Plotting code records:
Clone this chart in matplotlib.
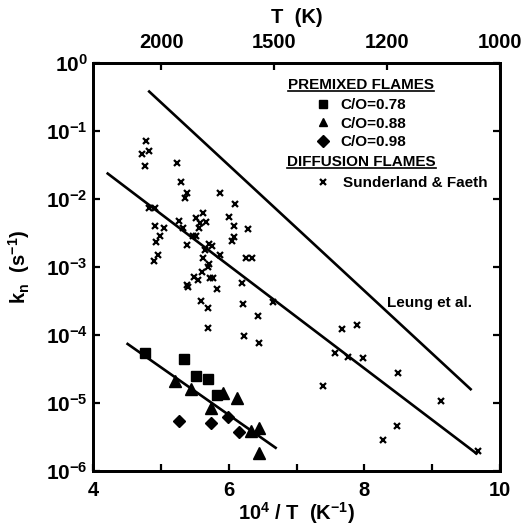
import math
import matplotlib
matplotlib.use("Agg")
import matplotlib.pyplot as plt
from matplotlib.lines import Line2D
from matplotlib.ticker import FixedLocator, FuncFormatter, NullLocator

plt.rcParams['font.family'] = ['Liberation Sans', 'DejaVu Sans']
plt.rcParams['font.weight'] = 'bold'
plt.rcParams['mathtext.fontset'] = 'custom'
plt.rcParams['mathtext.rm'] = 'Liberation Sans:bold'
plt.rcParams['mathtext.it'] = 'Liberation Sans:bold'
plt.rcParams['mathtext.bf'] = 'Liberation Sans:bold'
plt.rcParams['mathtext.default'] = 'rm'

# ---- data: 10^4/T (1/K) and k_n (1/s) ----
# premixed flames
co078_x = [4.76, 5.34, 5.52, 5.69, 5.82]
co078_k = [5.5e-5, 4.4e-5, 2.5e-5, 2.24e-5, 1.32e-5]

co088_x = [5.21, 5.44, 5.74, 5.92, 6.12, 6.32, 6.44, 6.45]
co088_k = [2.1e-5, 1.6e-5, 8.5e-6, 1.4e-5, 1.2e-5, 3.9e-6, 4.3e-6, 1.85e-6]

co098_x = [5.27, 5.74, 5.98, 6.15]
co098_k = [5.4e-6, 5.0e-6, 6.3e-6, 3.7e-6]

# diffusion flames (Sunderland & Faeth)
sf_x = [4.772, 4.723, 4.821, 4.767, 5.240, 5.294, 5.387, 5.353, 5.869, 6.095,
        4.821, 4.910, 4.910, 5.043, 4.984, 4.925, 4.954, 4.895, 5.264, 5.328,
        5.476, 5.515, 5.387, 5.515, 5.623, 5.574, 5.663, 5.564, 6.002, 6.081,
        6.081, 6.051, 6.287, 5.712, 5.746, 5.648, 5.623, 5.869, 6.253, 6.346,
        5.712, 5.697, 5.599, 5.485, 5.549, 5.377, 5.402, 5.722, 5.771, 5.820,
        6.199, 5.589, 5.697, 6.204, 6.425, 5.687, 6.223, 6.445, 6.656,
        7.665, 7.886, 7.566, 7.753, 7.974, 7.384, 8.501, 9.125, 8.486, 8.279, 9.681]
sf_k = [7.26e-2, 4.62e-2, 5.17e-2, 3.08e-2, 3.37e-2, 1.81e-2, 1.245e-2, 1.028e-2, 1.245e-2, 8.48e-3,
        7.32e-3, 7.32e-3, 4.02e-3, 3.71e-3, 2.86e-3, 2.36e-3, 1.50e-3, 1.23e-3, 4.82e-3, 3.71e-3,
        2.86e-3, 2.86e-3, 2.11e-3, 5.21e-3, 6.32e-3, 4.40e-3, 4.66e-3, 3.71e-3, 5.52e-3, 4.02e-3,
        2.80e-3, 2.45e-3, 3.59e-3, 2.18e-3, 2.04e-3, 1.78e-3, 1.37e-3, 1.50e-3, 1.37e-3, 1.37e-3,
        1.13e-3, 1.01e-3, 8.55e-4, 7.05e-4, 6.44e-4, 5.43e-4, 5.14e-4, 6.97e-4, 6.97e-4, 4.70e-4,
        5.75e-4, 3.16e-4, 2.47e-4, 2.86e-4, 1.90e-4, 1.29e-4, 9.64e-5, 7.69e-5, 3.09e-4,
        1.25e-4, 1.40e-4, 5.48e-5, 4.79e-5, 4.63e-5, 1.79e-5, 2.81e-5, 1.06e-5, 4.56e-6, 2.84e-6, 1.98e-6]

# correlation lines (end points)
leung_x = [4.81, 9.58]
leung_k = [0.396, 1.55e-5]
sf_fit_x = [4.197, 9.667]
sf_fit_k = [2.45e-2, 1.76e-6]
pm_fit_x = [4.49, 6.705]
pm_fit_k = [7.6e-5, 2.14e-6]

# temperature axis
top_T = [2000, 1500, 1200, 1000]
bottom_ticks = [4, 6, 8, 10]
bottom_minor = [5, 7, 9]
y_decades = [-6, -5, -4, -3, -2, -1, 0]

fig = plt.figure(figsize=(5.32, 5.25), dpi=100)
ax = fig.add_axes([0.1754, 0.1029, 0.7646, 0.7765])

lw = 1.9
ax.plot(leung_x, leung_k, color='black', lw=lw, solid_capstyle='butt')
ax.plot(sf_fit_x, sf_fit_k, color='black', lw=lw, solid_capstyle='butt')
ax.plot(pm_fit_x, pm_fit_k, color='black', lw=lw, solid_capstyle='butt')

h_sq, = ax.plot(co078_x, co078_k, ls='none', marker='s', ms=7, color='black')
h_tr, = ax.plot(co088_x, co088_k, ls='none', marker='^', ms=8, color='black')
h_di, = ax.plot(co098_x, co098_k, ls='none', marker='D', ms=6.5, color='black')
h_x, = ax.plot(sf_x, sf_k, ls='none', marker='x', ms=4.4, mew=1.6, color='black')

ax.set_yscale('log')
ax.set_xlim(4, 10)
ax.set_ylim(1e-6, 1)

fs_tick = 14.5
ax.xaxis.set_major_locator(FixedLocator(bottom_ticks))
ax.xaxis.set_minor_locator(FixedLocator(bottom_minor))
ax.yaxis.set_major_locator(FixedLocator([10.0 ** d for d in y_decades]))
ax.yaxis.set_minor_locator(NullLocator())
ax.yaxis.set_major_formatter(FuncFormatter(lambda v, p: r'$\mathbf{10^{%d}}$' % round(math.log10(v))))
ax.xaxis.set_major_formatter(FuncFormatter(lambda v, p: '%d' % v))

ax.tick_params(axis='both', which='both', direction='in', width=1.6,
               top=False, right=True, labelsize=fs_tick)
ax.tick_params(axis='both', which='major', length=5)
ax.tick_params(axis='x', which='minor', length=5)
ax.tick_params(axis='x', which='major', pad=7)
ax.tick_params(axis='y', which='major', pad=4, labelsize=fs_tick + 0.5)
for s in ax.spines.values():
    s.set_linewidth(2.0)

top = ax.twiny()
top.set_xlim(ax.get_xlim())
top.xaxis.set_major_locator(FixedLocator([1e4 / t for t in top_T]))
top.xaxis.set_minor_locator(NullLocator())
top.set_xticklabels([str(t) for t in top_T])
top.tick_params(axis='x', direction='in', length=5, width=1.6, labelsize=fs_tick, pad=8)
top.set_xlabel('T  (K)', fontsize=fs_tick, fontweight='bold', labelpad=7)
for s in top.spines.values():
    s.set_linewidth(2.0)

ax.set_xlabel(r'10$^{4}$ / T  (K$^{-1}$)', fontsize=fs_tick, fontweight='bold', labelpad=0)
ax.set_ylabel(r'k$_{n}$  (s$^{-1}$)', fontsize=fs_tick, fontweight='bold', labelpad=10)

ax.text(8.33, 2.97e-4, 'Leung et al.', fontsize=11, fontweight='bold', va='center', ha='left')

# legend: two groups with underlined headers
leg1 = ax.legend([h_sq, h_tr, h_di], ['C/O=0.78', 'C/O=0.88', 'C/O=0.98'],
                 loc='upper left', bbox_to_anchor=(0.545, 0.915), frameon=False,
                 borderpad=0, borderaxespad=0, handlelength=1.0, handletextpad=0.65,
                 labelspacing=0.3, prop={'size': 11, 'weight': 'bold'})
ax.add_artist(leg1)
leg2 = ax.legend([h_x], ['Sunderland & Faeth'],
                 loc='upper left', bbox_to_anchor=(0.545, 0.723), frameon=False,
                 borderpad=0, borderaxespad=0, handlelength=1.0, handletextpad=0.85,
                 prop={'size': 11, 'weight': 'bold'})
for lg in (leg1, leg2):
    for lh in lg.legend_handles:
        lh.set_markersize(6 if lh.get_marker() != 'x' else 4)

hdr1 = ax.text(0.479, 0.947, 'PREMIXED FLAMES', transform=ax.transAxes,
               fontsize=11, fontweight='bold', va='center', ha='left')
hdr2 = ax.text(0.476, 0.758, 'DIFFUSION FLAMES', transform=ax.transAxes,
               fontsize=11, fontweight='bold', va='center', ha='left')

fig.canvas.draw()
inv = fig.transFigure.inverted()
for h in (hdr1, hdr2):
    bb = h.get_window_extent()
    (x0, y0), (x1, _) = inv.transform([[bb.x0, bb.y0 + 1], [bb.x1, bb.y0]])
    fig.add_artist(Line2D([x0, x1], [y0, y0], transform=fig.transFigure,
                          color='black', lw=1.2))

fig.savefig('out.png', dpi=100)
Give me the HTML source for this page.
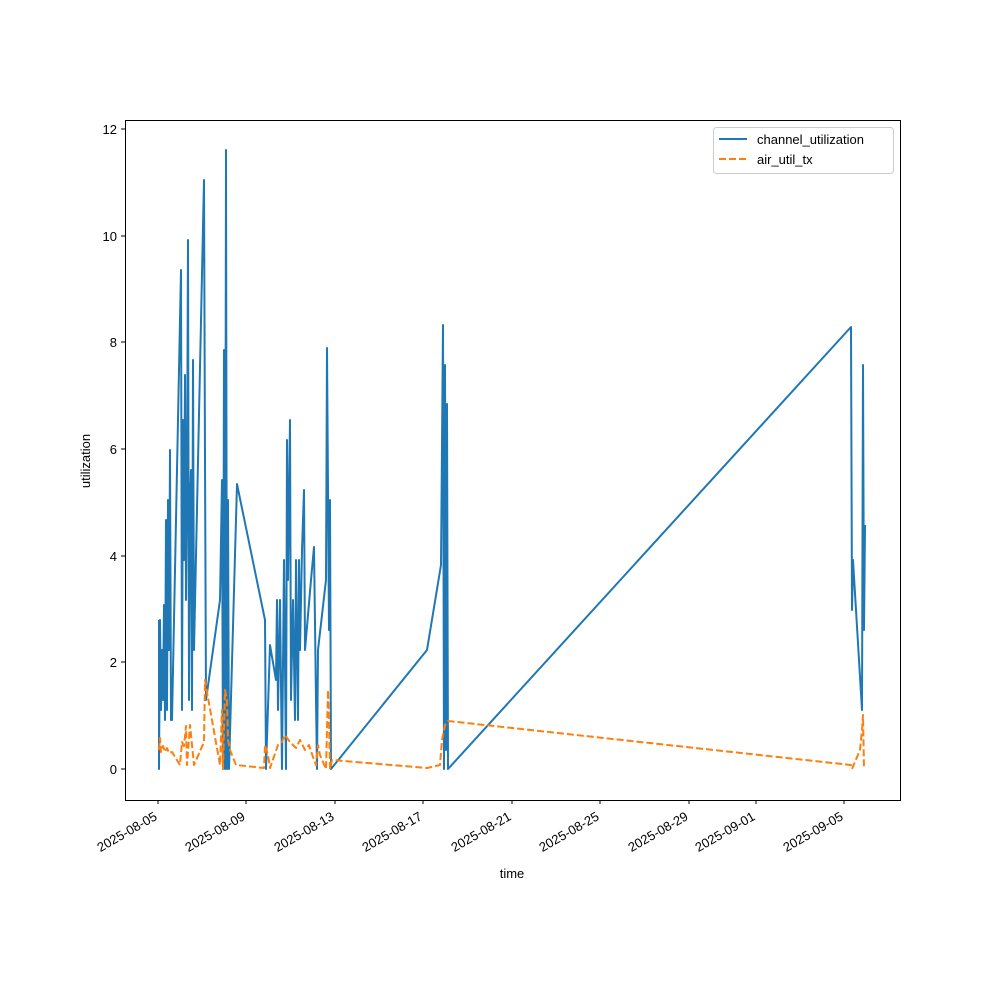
<!DOCTYPE html>
<html><head><meta charset="utf-8"><style>
html,body{margin:0;padding:0;background:#fff;}
svg text{font-family:"Liberation Sans","DejaVu Sans",sans-serif;font-size:13px;fill:#000;}
</style></head><body>
<svg width="1000" height="1000" viewBox="0 0 1000 1000" xmlns="http://www.w3.org/2000/svg">
<rect width="1000" height="1000" fill="#fff"/>
<defs><clipPath id="c"><rect x="125" y="120" width="775" height="680"/></clipPath></defs>
<g clip-path="url(#c)" fill="none" stroke-linejoin="round">
<polyline stroke="#1f77b4" stroke-width="2" points="159,620 159,769 160,620 161,710 162,650 163,700 164,605 165,720 166,520 167,710 168,500 169,650 170,450 171,720 172,720 181,270 182,710 183,420 184,560 185,375 186,600 187,490 188,240 189,700 190,500 191,470 192,710 193,360 194,650 204,180 205,460 206,700 220,600 222,480 223,769 224,350 225,769 226,150 227,769 228,500 229,769 237,484 265,620 266,769 270,645 276,680 277,600 278,710 280,600 282,769 284,560 286,769 287,440 288,580 290,420 291,700 293,600 295,720 296,560 298,720 299,560 300,650 302,550 304,490 305,650 311,580 314,547 316,700 317,769 318,650 326,580 327,348 329,630 330,500 331,769 427,650 441,565 443,325 444,769 445,365 446,750 447,404 448,769 851,327 852,610 853,560 862,710 863,365 864,630 865,525"/>
<polyline stroke="#ff7f0e" stroke-width="2" stroke-dasharray="7,3" points="159,750 160,738 161,752 163,746 165,752 167,748 169,753 172,752 180,765 182,742 184,746 186,726 187,765 190,725 192,745 194,765 204,742 205,680 207,692 220,765 222,710 223,769 225,690 227,700 228,740 230,750 236,765 264,768 265,745 268,755 270,768 278,745 282,742 285,735 290,742 296,748 300,740 305,750 309,745 313,757 316,765 318,745 320,755 326,769 328,690 329,720 330,769 332,760 427,768 440,765 442,740 445,725 448,721 851,765 852,769 860,750 862,730 863,715 864,769"/>
</g>
<rect x="125.5" y="120.5" width="775" height="680" fill="none" stroke="#000" stroke-width="1"/>
<g stroke="#000" stroke-width="1">
<line x1="125" x2="121" y1="769" y2="769"/><line x1="125" x2="121" y1="662" y2="662"/><line x1="125" x2="121" y1="556" y2="556"/><line x1="125" x2="121" y1="449" y2="449"/><line x1="125" x2="121" y1="342" y2="342"/><line x1="125" x2="121" y1="236" y2="236"/><line x1="125" x2="121" y1="129" y2="129"/>
<line x1="158" x2="158" y1="800" y2="804"/><line x1="246" x2="246" y1="800" y2="804"/><line x1="335" x2="335" y1="800" y2="804"/><line x1="423" x2="423" y1="800" y2="804"/><line x1="512" x2="512" y1="800" y2="804"/><line x1="600" x2="600" y1="800" y2="804"/><line x1="689" x2="689" y1="800" y2="804"/><line x1="756" x2="756" y1="800" y2="804"/><line x1="844" x2="844" y1="800" y2="804"/>
</g>
<g text-anchor="end">
<text x="117" y="774">0</text><text x="117" y="667">2</text><text x="117" y="561">4</text><text x="117" y="454">6</text><text x="117" y="347">8</text><text x="117" y="241">10</text><text x="117" y="134">12</text>
</g>
<g text-anchor="end">
<text transform="translate(158,819) rotate(-30)">2025-08-05</text>
<text transform="translate(246,819) rotate(-30)">2025-08-09</text>
<text transform="translate(335,819) rotate(-30)">2025-08-13</text>
<text transform="translate(423,819) rotate(-30)">2025-08-17</text>
<text transform="translate(512,819) rotate(-30)">2025-08-21</text>
<text transform="translate(600,819) rotate(-30)">2025-08-25</text>
<text transform="translate(689,819) rotate(-30)">2025-08-29</text>
<text transform="translate(756,819) rotate(-30)">2025-09-01</text>
<text transform="translate(844,819) rotate(-30)">2025-09-05</text>
</g>
<text x="512" y="878" text-anchor="middle">time</text>
<text transform="translate(90,461) rotate(-90)" text-anchor="middle">utilization</text>
<rect x="713.5" y="127.5" width="180" height="46" rx="3" fill="#fff" stroke="#ccc"/>
<line x1="719" x2="747" y1="139" y2="139" stroke="#1f77b4" stroke-width="2"/>
<line x1="719" x2="747" y1="159" y2="159" stroke="#ff7f0e" stroke-width="2" stroke-dasharray="7,3"/>
<text x="757" y="144">channel_utilization</text>
<text x="757" y="164">air_util_tx</text>
</svg>
</body></html>
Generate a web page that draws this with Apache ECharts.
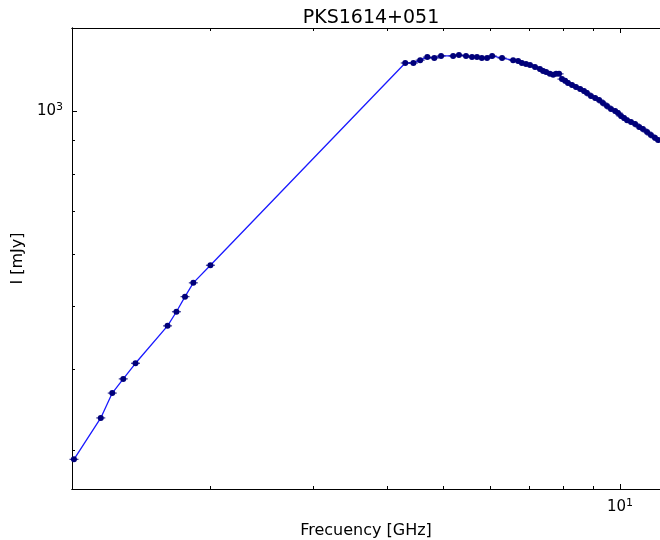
<!DOCTYPE html>
<html>
<head>
<meta charset="utf-8">
<script src="https://cdn.jsdelivr.net/npm/echarts@6/dist/echarts.min.js"></script>
<style>html,body{margin:0;padding:0;background:#fff}#c{width:660px;height:540px}</style>
</head>
<body>
<div id="c"></div>
<script>
var frequency = [1.17,1.30,1.36,1.42,1.49,1.69,1.75,1.81,1.87,2.00,
  4.30,4.44,4.56,4.69,4.82,4.95,5.19,5.31,5.46,5.59,5.70,5.81,5.93,6.05,6.29,
  6.57,6.70,6.80,6.91,7.02,7.16,7.30,7.39,7.48,7.59,7.69,7.78,7.87,7.96,8.06,
  8.15,8.28,8.41,8.55,8.68,8.78,8.92,9.07,9.21,9.35,9.50,9.65,9.81,9.92,10.04,
  10.16,10.28,10.44,10.61,10.78,10.94,11.12,11.29,11.47,11.61];
var intensity = [290,336,367,386,408,466,490,517,543,578,
  1186,1186,1198,1211,1207,1216,1216,1220,1216,1211,1211,1207,1207,1216,1207,
  1198,1194,1186,1182,1178,1169,1161,1153,1149,1141,1137,1141,1141,1120,1113,
  1105,1097,1089,1081,1074,1066,1055,1047,1040,1029,1018,1007,1000,993,982,
  975,968,962,955,945,938,928,918,909,902];
var xMajorTicks = [10];
var xMinorTicks = [2,3,4,5,6,7,8,9];
var yMajorTicks = [1000];
var yMinorTicks = [300,400,500,600,700,800,900];

var data = frequency.map(function(f,i){ return [f, intensity[i]]; });
var X_MIN = 1.161, X_MAX = 11.70, Y_MIN = 261, Y_MAX = 1343;
var FONT = 'DejaVu Sans';
function supLabel(v){ return '{b|10}{s|' + Math.round(Math.log10(v)) + '}'; }
var rich = {b:{fontFamily:FONT,fontSize:15,color:'#000'}, s:{fontFamily:FONT,fontSize:11,color:'#000',verticalAlign:'top',padding:[0,0,8,0]}};

function xAx(pos, ticks, len, labels, extra){
  var a = {type:'log', logBase:10, min:X_MIN, max:X_MAX, position:pos, gridIndex:0,
    axisLine:{show:true, onZero:false, lineStyle:{color:'#000', width:1}},
    axisTick:{show:true, inside:true, length:len, customValues:ticks, lineStyle:{color:'#000', width:1}},
    axisLabel:{show:labels, customValues:ticks, formatter:supLabel, rich:rich, margin:9},
    splitLine:{show:false}, minorTick:{show:false}};
  for (var k in extra) a[k] = extra[k];
  return a;
}
function yAx(ticks, len, labels, extra){
  var a = {type:'log', logBase:10, min:Y_MIN, max:Y_MAX, position:'left', gridIndex:0,
    axisLine:{show:true, onZero:false, lineStyle:{color:'#000', width:1}},
    axisTick:{show:true, inside:true, length:len, customValues:ticks, lineStyle:{color:'#000', width:1}},
    axisLabel:{show:labels, customValues:ticks, formatter:supLabel, rich:rich, margin:9},
    splitLine:{show:false}, minorTick:{show:false}};
  for (var k in extra) a[k] = extra[k];
  return a;
}

var chart = echarts.init(document.getElementById('c'), null, {renderer:'canvas'});
chart.setOption({
  animation:false,
  backgroundColor:'#fff',
  title:{text:'PKS1614+051', left:366, top:4, textAlign:'center',
    textStyle:{fontFamily:FONT, fontSize:19, fontWeight:'normal', color:'#000'}},
  grid:{left:72, top:28, bottom:51, right:0, containLabel:false, outerBoundsMode:'none'},
  xAxis:[
    xAx('bottom', xMajorTicks, 5, true, {name:'Frecuency [GHz]', nameLocation:'middle', nameGap:34,
      nameTextStyle:{fontFamily:FONT, fontSize:16, color:'#000'}}),
    xAx('bottom', xMinorTicks, 3, false, {}),
    xAx('top', xMajorTicks, 5, false, {}),
    xAx('top', xMinorTicks, 3, false, {})
  ],
  yAxis:[
    yAx(yMajorTicks, 5, true, {name:'I [mJy]', nameLocation:'middle', nameGap:44, nameRotate:90,
      nameTextStyle:{fontFamily:FONT, fontSize:16, color:'#000'}}),
    yAx(yMinorTicks, 3, false, {})
  ],
  series:[
    {type:'line', xAxisIndex:0, yAxisIndex:0, data:data, clip:true,
      lineStyle:{color:'#1a1aff', width:1.3}, symbol:'circle', symbolSize:6, showSymbol:true,
      itemStyle:{color:'#00007a', borderWidth:0}, z:3},
    {type:'scatter', xAxisIndex:0, yAxisIndex:0, data:data, clip:true,
      symbol:'rect', symbolSize:[9,1.2], itemStyle:{color:'#00007a'}, z:4}
  ]
});
</script>
</body>
</html>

SHORT PROBLEM: Could the lines from the top of the material through the line with "co098_k = [5.4e-6, 5.0e-6, 6.3e-6, 3.7e-6]" be repeated exactly, pictures left out?

ANSWER TO THIS PROBLEM:
Clone this chart in matplotlib.
import math
import matplotlib
matplotlib.use("Agg")
import matplotlib.pyplot as plt
from matplotlib.lines import Line2D
from matplotlib.ticker import FixedLocator, FuncFormatter, NullLocator

plt.rcParams['font.family'] = ['Liberation Sans', 'DejaVu Sans']
plt.rcParams['font.weight'] = 'bold'
plt.rcParams['mathtext.fontset'] = 'custom'
plt.rcParams['mathtext.rm'] = 'Liberation Sans:bold'
plt.rcParams['mathtext.it'] = 'Liberation Sans:bold'
plt.rcParams['mathtext.bf'] = 'Liberation Sans:bold'
plt.rcParams['mathtext.default'] = 'rm'

# ---- data: 10^4/T (1/K) and k_n (1/s) ----
# premixed flames
co078_x = [4.76, 5.34, 5.52, 5.69, 5.82]
co078_k = [5.5e-5, 4.4e-5, 2.5e-5, 2.24e-5, 1.32e-5]

co088_x = [5.21, 5.44, 5.74, 5.92, 6.12, 6.32, 6.44, 6.45]
co088_k = [2.1e-5, 1.6e-5, 8.5e-6, 1.4e-5, 1.2e-5, 3.9e-6, 4.3e-6, 1.85e-6]

co098_x = [5.27, 5.74, 5.98, 6.15]
co098_k = [5.4e-6, 5.0e-6, 6.3e-6, 3.7e-6]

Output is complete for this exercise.